I was walking alongside Dobbis, with Mike and Mercer behind us and Rinaldo Vicci waddling in the rear.

"Until today I would have answered that it's been quite good."

"Talk about during the performances."

"Front of the house, of course, you can't get in without tickets. Thirty-eight hundred seats-center orchestra starts at ninety dollars, on up through six tiers, balcony at the top."

"The nose-bleed section," Mike said, poking me in the back. "Bet you've never been up there, Coop. You'd get vertigo just thinking about it."

"Two hundred seventy-five people pay for standing room at the back of the orchestra. That's your four thousand tally."

"Employees?"

"Several hundred. Stagehands, electricians, makeup artists, costume and set designers. Every piece of scenery, every item of clothing or headdress, every prop for more than twenty-five operas that are mounted here throughout the season is made in-house. And then we have guests who rent the space, if you will, ballet companies like the Royal, who bring their own people in."

"So every day…?" I asked.

"You've got hundreds of employees, and hundreds more transients passing through. Tours are conducted daily-schoolchildren, tourists of all ages and nationalities, visiting performers and dignitaries, materials are delivered from morning until night. Artists have visitors-family, friends, other producers they're auditioning for. We've got coaches and prompters and conductors. A cast of thousands, you might say."

"Screened by security?"

"They come in through the stage-door entrance. They've got to show identification, of course. Do they sign in or have we lists of their names? For the employees, certainly. For everyone else, I think not."
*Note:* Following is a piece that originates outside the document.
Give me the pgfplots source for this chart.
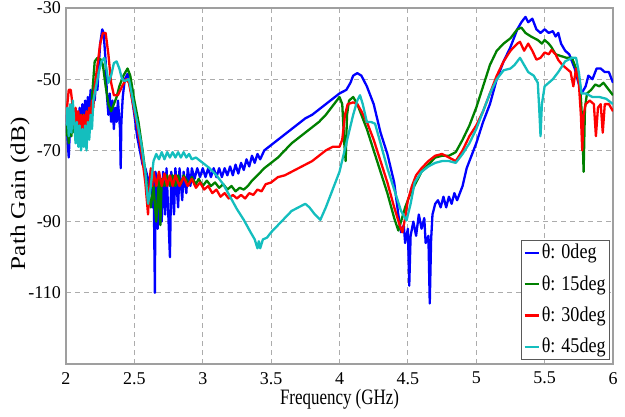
\documentclass[border=0pt]{standalone}
\usepackage{fontspec}
\setmainfont{Liberation Serif}
\newfontfamily\xlabfont{Liberation Serif}[FakeStretch=0.77]
\newfontfamily\ylabfont{Liberation Serif}[FakeStretch=1.2]
\newfontfamily\legfont{Liberation Serif}[FakeStretch=0.86]
\usepackage{pgfplots}
\pgfplotsset{compat=1.18}
\definecolor{mblue}{RGB}{0,0,255}
\definecolor{mgreen}{RGB}{0,128,0}
\definecolor{mred}{RGB}{255,0,0}
\definecolor{mcyan}{RGB}{20,190,190}
\begin{document}
\fontsize{18}{21}\selectfont
\begin{tikzpicture}
\begin{axis}[
  width=547pt, height=356pt, scale only axis,
  xmin=2, xmax=6, ymin=-130, ymax=-30,
  xtick={2,2.5,3,3.5,4,4.5,5,5.5,6},
  xticklabels={2,2.5,3,3.5,4,4.5,5,5.5,6},
  ytick={-30,-50,-70,-90,-110},
  yticklabels={-30,-50,-70,-90,-110},
  ticklabel style={font=\fontsize{18}{21}\selectfont},
  xticklabel style={yshift=-2pt},
  yticklabel style={xshift=1pt},
  xlabel={Frequency (GHz)},
  ylabel={Path Gain (dB)},
  xlabel style={font=\fontsize{22}{24}\xlabfont, at={(axis description cs:0.5,-0.1)}, anchor=center},
  ylabel style={font=\fontsize{21}{24}\ylabfont, at={(axis description cs:-0.084,0.478)}, anchor=center},
  grid=major,
  major grid style={dash pattern=on 5pt off 4pt, color=gray!65, line width=0.9pt},
  axis line style={gray!75, line width=1.3pt},
  major tick length=0pt,
  every axis plot/.append style={line width=2.3pt, line join=round},
  legend style={at={(1,0)}, anchor=south east, xshift=-3pt, yshift=4pt, draw=gray!70!black, line width=0.8pt,
    font=\fontsize{21}{23}\legfont, row sep=10pt, inner sep=2pt, cells={anchor=west}},
  legend image code/.code={\draw[#1] (0pt,0pt) -- (14pt,0pt);},
]
\addplot[mblue] coordinates {
(2.000,-60)(2.010,-66)(2.020,-72)(2.030,-63)(2.040,-58)(2.050,-63)(2.060,-60)(2.070,-65)(2.080,-59)(2.090,-64)
(2.100,-58)(2.110,-63)(2.120,-57)(2.130,-62)(2.140,-56)(2.150,-61)(2.160,-55)(2.170,-60)(2.180,-53)(2.190,-59)
(2.200,-52)(2.210,-56)(2.220,-50)(2.230,-53)(2.240,-46)(2.250,-40)(2.265,-36)(2.275,-37)(2.290,-45)(2.300,-55)
(2.310,-60)(2.320,-54)(2.330,-62)(2.340,-56)(2.350,-64)(2.360,-58)(2.370,-62)(2.380,-56)(2.395,-64)(2.400,-75)
(2.405,-62)(2.415,-55)(2.430,-50)(2.450,-48.5)(2.470,-52)(2.500,-60)(2.520,-66)(2.540,-70)(2.560,-74)(2.580,-75)
(2.600,-78)(2.610,-80)(2.620,-76)(2.630,-86)(2.640,-76)(2.650,-110)(2.655,-76)(2.670,-92)(2.680,-76)(2.700,-90)
(2.710,-76)(2.725,-88)(2.735,-75)(2.760,-100)(2.770,-76)(2.790,-88)(2.800,-75)(2.820,-86)(2.830,-75)(2.850,-84)
(2.860,-76)(2.880,-82)(2.890,-75)(2.910,-80)(2.920,-75)(2.940,-78)(2.960,-75)(2.980,-77.5)(3.000,-75)(3.020,-77.5)
(3.040,-75)(3.060,-77.5)(3.080,-75)(3.100,-77.5)(3.120,-75)(3.140,-77.5)(3.160,-75)(3.180,-77)(3.200,-74.5)(3.220,-77)
(3.240,-74)(3.260,-76.5)(3.280,-73.5)(3.300,-75.5)(3.320,-72.5)(3.340,-74.5)(3.360,-71.5)(3.380,-73.5)(3.400,-71)(3.420,-72.5)
(3.45,-70)(3.5,-68.5)(3.55,-67)(3.6,-65.5)(3.65,-64)(3.7,-62.5)(3.75,-61)(3.8,-60)(3.85,-58.5)(3.9,-57)
(3.95,-55.5)(4.0,-54)(4.05,-53)(4.08,-51)(4.1,-49)(4.13,-48.3)(4.16,-49)(4.2,-52)(4.25,-57)(4.3,-65)
(4.35,-71)(4.4,-79)(4.43,-88)(4.45,-93)(4.47,-91)(4.48,-96)(4.5,-92)(4.51,-108)(4.52,-94)(4.54,-90)
(4.56,-94)(4.58,-88)(4.6,-92)(4.62,-89)(4.63,-96)(4.65,-94)(4.66,-113)(4.67,-95)(4.68,-88)(4.7,-85)
(4.72,-84)(4.74,-86)(4.76,-83)(4.78,-86)(4.8,-83)(4.82,-85)(4.84,-82)(4.86,-84)(4.88,-82)(4.9,-80)
(4.93,-75)(4.96,-72)(5.0,-68)(5.05,-62)(5.1,-57)(5.15,-50)(5.2,-45)(5.25,-41)(5.3,-36)(5.33,-34)
(5.36,-32.5)(5.38,-34)(5.41,-33)(5.44,-36)(5.47,-37)(5.5,-36)(5.53,-37)(5.56,-36.5)(5.58,-38)(5.6,-37)
(5.62,-40)(5.65,-42)(5.68,-43)(5.7,-45)(5.72,-47)(5.74,-50)(5.77,-54)(5.8,-52)(5.82,-49)(5.85,-50)
(5.88,-47)(5.91,-47)(5.94,-48)(5.97,-48)(6.0,-51)
};
\addlegendentry{θ: 0deg}
\addplot[mgreen] coordinates {
(2.0,-66)(2.01,-62)(2.02,-68)(2.03,-60)(2.04,-66)(2.05,-58)(2.06,-65)(2.08,-60)(2.1,-66)(2.12,-60)
(2.14,-65)(2.16,-59)(2.18,-63)(2.19,-55)(2.2,-50)(2.21,-45)(2.23,-44)(2.255,-44.5)(2.27,-46)(2.29,-52)
(2.31,-57)(2.33,-59)(2.35,-57)(2.37,-55)(2.39,-52)(2.42,-49)(2.45,-47)(2.47,-49)(2.5,-56)(2.53,-62)
(2.56,-70)(2.59,-79)(2.62,-86)(2.64,-80)(2.66,-90)(2.68,-78)(2.69,-91)(2.7,-78)(2.72,-80)(2.74,-77)
(2.76,-80)(2.78,-77)(2.8,-80)(2.82,-77)(2.84,-79.5)(2.86,-77)(2.9,-79.5)(2.92,-77.5)(2.95,-79.5)(2.97,-78)
(3.0,-80)(3.03,-78.5)(3.06,-80)(3.09,-79)(3.12,-80.5)(3.15,-79.5)(3.18,-81)(3.21,-80)(3.24,-81.5)(3.27,-80.5)
(3.3,-81)(3.33,-80)(3.36,-78.5)(3.4,-77)(3.45,-75)(3.5,-73.5)(3.55,-72)(3.6,-70)(3.65,-68)(3.7,-66.5)
(3.75,-65)(3.8,-63.5)(3.85,-62)(3.9,-60)(3.95,-57.5)(4.0,-55)(4.02,-57)(4.035,-68)(4.045,-73)(4.055,-60)
(4.07,-56)(4.1,-55)(4.13,-57)(4.17,-61)(4.2,-64)(4.25,-70)(4.3,-76)(4.35,-82)(4.4,-89)(4.43,-92.5)
(4.45,-90)(4.48,-86)(4.52,-82)(4.56,-79)(4.6,-76)(4.65,-74)(4.7,-72)(4.75,-71.5)(4.8,-71.5)(4.85,-70.5)
(4.9,-67)(4.95,-63)(5.0,-58)(5.05,-52)(5.1,-46)(5.15,-42)(5.2,-40)(5.25,-38.5)(5.3,-36)(5.33,-35.5)
(5.36,-37)(5.4,-38)(5.45,-39)(5.48,-40)(5.5,-39)(5.53,-40)(5.55,-41)(5.58,-43)(5.62,-43.5)(5.66,-44)
(5.7,-44)(5.73,-47)(5.76,-52)(5.775,-62)(5.785,-76)(5.795,-58)(5.81,-54)(5.84,-53)(5.87,-51.5)(5.9,-52)
(5.93,-51)(5.96,-52.5)(6.0,-54.5)
};
\addlegendentry{θ: 15deg}
\addplot[mred] coordinates {
(2.0,-62)(2.01,-57)(2.02,-53)(2.035,-53)(2.05,-58)(2.06,-63)(2.07,-58)(2.08,-64)(2.09,-59)(2.1,-65)
(2.11,-60)(2.12,-66)(2.13,-60)(2.14,-65)(2.15,-59)(2.16,-64)(2.17,-58)(2.18,-62)(2.19,-56)(2.2,-58)
(2.21,-52)(2.23,-46)(2.25,-40)(2.27,-37)(2.29,-37)(2.31,-43)(2.33,-51)(2.35,-54.5)(2.38,-54.5)(2.41,-52)
(2.44,-50)(2.46,-51)(2.49,-57)(2.52,-63)(2.55,-70)(2.58,-79)(2.6,-88)(2.61,-80)(2.62,-75)(2.63,-80)
(2.64,-76)(2.66,-80)(2.68,-76)(2.7,-80)(2.72,-76.5)(2.74,-80)(2.76,-77)(2.78,-80)(2.8,-77)(2.83,-80)
(2.86,-77.5)(2.89,-80)(2.92,-78)(2.95,-80.5)(2.98,-79)(3.01,-81)(3.04,-80)(3.07,-82)(3.1,-81)(3.13,-83)
(3.16,-82)(3.19,-83.5)(3.22,-82.5)(3.25,-83.5)(3.28,-82.5)(3.31,-83.5)(3.34,-82)(3.37,-82.5)(3.4,-81)(3.43,-81.5)
(3.46,-79.5)(3.5,-79)(3.55,-77.5)(3.6,-77)(3.65,-76)(3.7,-75)(3.75,-74)(3.8,-73)(3.85,-71.5)(3.9,-70)
(3.95,-69)(4.0,-69)(4.02,-67)(4.04,-60)(4.06,-57)(4.1,-56.5)(4.13,-57)(4.16,-59)(4.2,-62)(4.25,-67)
(4.3,-73)(4.35,-79)(4.4,-86)(4.44,-91)(4.46,-93)(4.48,-89)(4.5,-84)(4.53,-80)(4.56,-77)(4.6,-75)
(4.65,-73)(4.7,-71.5)(4.75,-71)(4.8,-72)(4.85,-73)(4.9,-70)(4.95,-66)(5.0,-63)(5.05,-59)(5.1,-54)
(5.15,-49)(5.2,-45)(5.25,-42)(5.3,-40)(5.32,-39.5)(5.35,-42)(5.38,-40)(5.41,-42)(5.44,-44.5)(5.47,-44)
(5.5,-42.5)(5.53,-43)(5.55,-41.8)(5.58,-43)(5.6,-44.6)(5.63,-46)(5.66,-47)(5.69,-48)(5.71,-52)(5.73,-47)
(5.75,-51)(5.765,-60)(5.775,-70)(5.785,-60)(5.8,-57)(5.83,-56)(5.86,-57)(5.875,-66)(5.89,-58)(5.91,-57)
(5.925,-65)(5.94,-57)(5.97,-57)(6.0,-59)
};
\addlegendentry{θ: 30deg}
\addplot[mcyan] coordinates {
(2.0,-63)(2.01,-58)(2.02,-66)(2.03,-57)(2.04,-65)(2.05,-56)(2.06,-62)(2.07,-68)(2.08,-62)(2.09,-69)
(2.1,-63)(2.11,-70)(2.12,-64)(2.13,-69)(2.14,-63)(2.15,-70)(2.16,-62)(2.17,-67)(2.18,-60)(2.19,-64)
(2.2,-56)(2.22,-52)(2.24,-48)(2.26,-45)(2.28,-44)(2.3,-48)(2.31,-51)(2.33,-49)(2.35,-45.5)(2.37,-45)
(2.39,-47)(2.41,-50)(2.43,-50.5)(2.46,-50)(2.49,-56)(2.52,-62)(2.55,-68)(2.58,-76)(2.6,-85)(2.62,-80)
(2.64,-73)(2.66,-71)(2.68,-72.5)(2.7,-70.5)(2.72,-72.5)(2.74,-70.5)(2.76,-72)(2.78,-70.5)(2.8,-72)(2.82,-70.5)
(2.84,-72)(2.86,-70.5)(2.88,-72)(2.9,-71)(2.92,-72.5)(2.95,-72)(3.0,-73.5)(3.05,-75)(3.1,-77)(3.15,-79.5)
(3.2,-83)(3.25,-86.5)(3.3,-89.5)(3.35,-93)(3.38,-95)(3.4,-97.5)(3.41,-95.5)(3.42,-97.5)(3.44,-95)(3.47,-94.5)
(3.5,-93)(3.55,-91)(3.6,-89)(3.65,-87)(3.7,-86)(3.75,-85)(3.78,-86)(3.82,-88)(3.86,-89.5)(3.9,-86)
(3.95,-81)(4.0,-76)(4.05,-68)(4.1,-60)(4.13,-56)(4.15,-54.5)(4.17,-57)(4.2,-62)(4.23,-62)(4.26,-62.5)
(4.3,-68)(4.35,-75)(4.4,-81)(4.45,-87)(4.49,-89.7)(4.52,-85)(4.55,-79)(4.6,-76)(4.65,-74.5)(4.7,-73.5)
(4.75,-73)(4.8,-73)(4.85,-73.5)(4.9,-71)(4.95,-68)(5.0,-64)(5.05,-59)(5.1,-54)(5.15,-50)(5.2,-47.5)
(5.25,-47)(5.28,-46)(5.32,-44)(5.35,-46)(5.38,-48)(5.42,-49)(5.45,-51)(5.46,-58)(5.47,-66)(5.48,-57)
(5.5,-52)(5.53,-51)(5.56,-50)(5.6,-48)(5.65,-45)(5.7,-44)(5.73,-44)(5.75,-48)(5.77,-54)(5.8,-54)
(5.85,-55)(5.9,-55)(5.95,-55.5)(6.0,-57)
};
\addlegendentry{θ: 45deg}
\end{axis}
\pgfresetboundingbox
\path[use as bounding box] ([xshift=-66pt,yshift=-52pt]current axis.south west) rectangle ([xshift=12pt,yshift=8pt]current axis.north east);
\end{tikzpicture}
\end{document}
The gray cement corridor was cheerless and cold. Its walls were lined on one side with enormous trunks stamped with the Royal Ballet name in white stencils. A few were open, revealing peasant dresses and pirate shirts, all part of the repertoire that would be danced during the week.

Mike rapped his knuckles on a trunk and called to a uniformed cop at the far end of the long hall. "Get more guys in here. Open every one of these. I don't care if you have to break the locks to get inside, just check each of them."

We were single file going through now, Dobbis leading us as he talked. "That's the doctor's office," he said. "Nurses are on duty all throughout the day, and there's a physician in the house for every performance. Talya knew that as well."

Past another door. He turned the knob, but it didn't give. "Animal handlers. SPCA requirements. Whenever we've got an opera with a horse or a donkey or a camel, we've got to have someone who meets humane society regulations. In Giselle, there are a couple of borzois-Russian wolfhounds-so even this room was occupied last night."

Mike yelled again to the cop. "Yo. You doing anything? Get a custodian with keys or a sledgehammer to get through these doors."

Chet Dobbis showed his annoyance for the first time. "We're going as fast as we can manage, detective. I've given orders to have everything unlocked for you."

"After the show, Mr. Dobbis," I said, "suppose Talya had gone somewhere on another floor in the building, for a legitimate reason. How soon would the backstage area be emptied out of all the workers?"

"It never is. The Met stage is alive for the better part of twenty-four hours. The show will go on tonight, and when it's over, the stage crew will strike the sets that were used. The night gang will take over and they'll start working to put up the scenery for whatever the next day's dress rehearsal will be. When the rehearsal is finished, they strike that set and get things in place for the following night. The work is endless and the place is always bustling."